As long as the field's data is comparable in size to an ObjectId (which is 12 bytes), then performance should be the same. A 10 character string is 20 bytes, so the index for username will take a bit more memory, but probably not enough to make a difference performance-wise.
Since you're using Mongoose, you could also create a virtual field (named username) that exposes the _id field using that more descriptive name, as well.
I think this is fine, UNLESS you will be changing the structure of your usernames in the future. Thus I think it's better to just stick with ObjectId() for the ID and then stick an extra field username if you need it.
Is MongoDB _id unique by default, or do I have to set it to unique?

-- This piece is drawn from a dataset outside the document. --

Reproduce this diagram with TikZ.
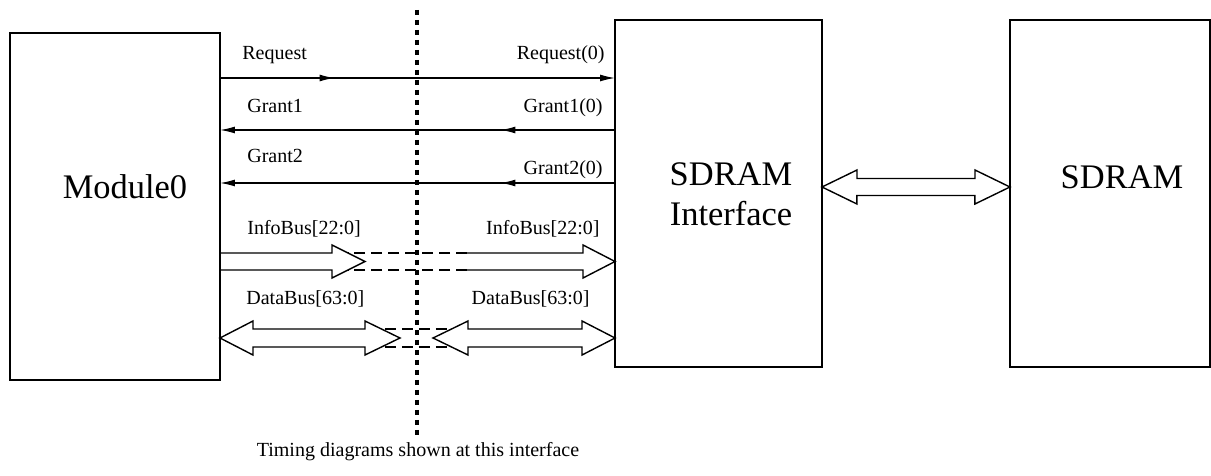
\documentclass[tikz,border=0pt]{standalone}
\usepackage{fontspec}
\setmainfont{Liberation Serif}
\usetikzlibrary{arrows.meta, calc, positioning, decorations.markings}
\tikzstyle{block} = [draw, line width=1.1pt, outer sep=0pt, minimum height=6.94cm]
\tikzstyle{lbl} = [inner sep=0pt, font=\fontsize{11.4}{13}\selectfont]
\tikzstyle{bigtxt} = [inner sep=0pt, align=center, font=\fontsize{11.4}{13.26}\selectfont, scale=1.72]
\tikzstyle{sig} = [line width=0.8pt, -{Latex[length=3mm, width=1.4mm]}]
\tikzstyle{midarr} = [postaction={decorate}, decoration={markings, mark=at position 0.29 with {\arrow{Latex[length=3mm, width=1.4mm]}}}]
\tikzstyle{fat} = [line width=0.8pt, line join=miter]
\tikzstyle{bus} = [line width=0.8pt, dash pattern=on 2.2mm off 1.2mm]
\tikzstyle{divider} = [line width=0.8mm, dash pattern=on 1.1mm off 0.9mm]

\begin{document}
\begin{tikzpicture}[x=0.02cm, y=-0.02cm]
        \useasboundingbox (0,0) rectangle (1211,476);

        \node[block, minimum width=4.2cm] (mod) at (115,206.5) {};
        \node[block, minimum width=4.14cm] (sdi) at (718.5,193.5) {};
        \node[block, minimum width=4cm, right=3.76cm of sdi] (ram) {};

        \node[bigtxt] (modtxt) at (125,187) {Module0};
        \node[bigtxt] (sditxt) at (731,194) {SDRAM\\Interface};
        \node[bigtxt] (ramtxt) at (1122,177) {SDRAM};

        \coordinate (yreq) at (0,78);
        \coordinate (yg1) at (0,130);
        \coordinate (yg2) at (0,183);
        \coordinate (yinfo) at (0,261.5);
        \coordinate (ydata) at (0,338);
        \coordinate (yram) at (0,187);
        \coordinate (dtop) at (417,10);

        \draw[sig, midarr] (mod.east |- yreq) -- (sdi.west |- yreq);
        \draw[sig, midarr] (sdi.west |- yg1) -- (mod.east |- yg1);
        \draw[sig, midarr] (sdi.west |- yg2) -- (mod.east |- yg2);

        \draw[fat] (mod.east |- yinfo) ++(0,-8.5) -- ++(112,0) -- ++(0,-8) -- ++(33,16.5) -- ++(-33,16.5) -- ++(0,-8) -- ++(-112,0);
        \draw[fat] (sdi.west |- yinfo) ++(-148,-8.5) -- ++(116,0) -- ++(0,-8) -- ++(32,16.5) -- ++(-32,16.5) -- ++(0,-8) -- ++(-116,0);
        \draw[bus] (sdi.west |- yinfo) ++(-148,-8.5) -- ++(-119,0);
        \draw[bus] (sdi.west |- yinfo) ++(-148,8.5) -- ++(-119,0);

        \draw[fat] (mod.east |- ydata) -- ++(33,-17) -- ++(0,8) -- ++(112,0) -- ++(0,-8) -- ++(35,17) -- ++(-35,17) -- ++(0,-8) -- ++(-112,0) -- ++(0,8) -- cycle;
        \draw[fat] (sdi.west |- ydata) -- ++(-33,-17) -- ++(0,8) -- ++(-114,0) -- ++(0,-8) -- ++(-35,17) -- ++(35,17) -- ++(0,-8) -- ++(114,0) -- ++(0,8) -- cycle;
        \draw[bus] (mod.east |- ydata) ++(165,-9) -- ++(62,0);
        \draw[bus] (mod.east |- ydata) ++(165,9) -- ++(62,0);

        \draw[fat] (sdi.east |- yram) -- ++(35,-17) -- ++(0,8.5) -- ++(118,0) -- ++(0,-8.5) -- (ram.west |- yram) -- ++(-35,17) -- ++(0,-8.5) -- ++(-118,0) -- ++(0,8.5) -- cycle;

        \node[lbl, anchor=base west] (reqA) at (242,60) {Request};
        \node[lbl, anchor=base east] (reqB) at (605,60) {Request(0)};
        \node[lbl, anchor=base west] (gntA) at (247,113) {Grant1};
        \node[lbl, anchor=base east] (gntB) at (603,113) {Grant1(0)};
        \node[lbl, anchor=base west] (gnttA) at (247,163) {Grant2};
        \node[lbl, anchor=base east] (gnttB) at (603,175) {Grant2(0)};
        \node[lbl, anchor=base west] (infA) at (247,235) {InfoBus[22:0]};
        \node[lbl, anchor=base east] (infB) at (600,235) {InfoBus[22:0]};
        \node[lbl, anchor=base west] (datA) at (246,305) {DataBus[63:0]};
        \node[lbl, anchor=base east] (datB) at (590,305) {DataBus[63:0]};

        \node[lbl, anchor=base] (cap) at (418,457) {Timing diagrams shown at this interface};
        \draw[divider, shorten >=2pt] (dtop) -- (dtop |- cap.north);
\end{tikzpicture}
\end{document}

For the most part, _id in mongodb is unique enough. There is one edge case where it's possible to generate a duplicate id though:
If you generate more than 16,777,215 object ids in the same single second, while running in one process while on the same machine then you will get a duplicate id due to how object ids are generated. If you change any one of those things like generating an id in a different process or on a different machine, or at a different unix time, then you won't get a duplicate.
Let me know if you ever manage to pull this off with a realistic use case. Apparently google only gets around 70,000 searches a second and those are all processed on different machines.
All documents contain an _id field. All collections (except for capped ones) automatically create unique index on _id.
Try this:
db.system.indexes.find()
ok .. short version
YES YES YES
_id uniqid by default , mongoDB creates index on _id by default and you do not need any settings
According to MongoDB's manual the answer is yes, it's unique by default:
MongoDB creates the _id index, which is an ascending unique index on the _id field, for all collections when the collection is created. You cannot remove the index on the _id field.
Share what I learned about this topic here:
Different from other RDBMS, Mongodb document's Id is generated on the client side. This functionality is usually implemented in the drivers of various programming languages.
The Id is string with 12 bytes length, which consists of several parts as follows:
TimeStamp(4 bytes) + MachineId(3 bytes) + ProcessId(2 bytes) + Counter(3 bytes)
Based on this pattern, it's extremely unlikely to have two Ids duplicated.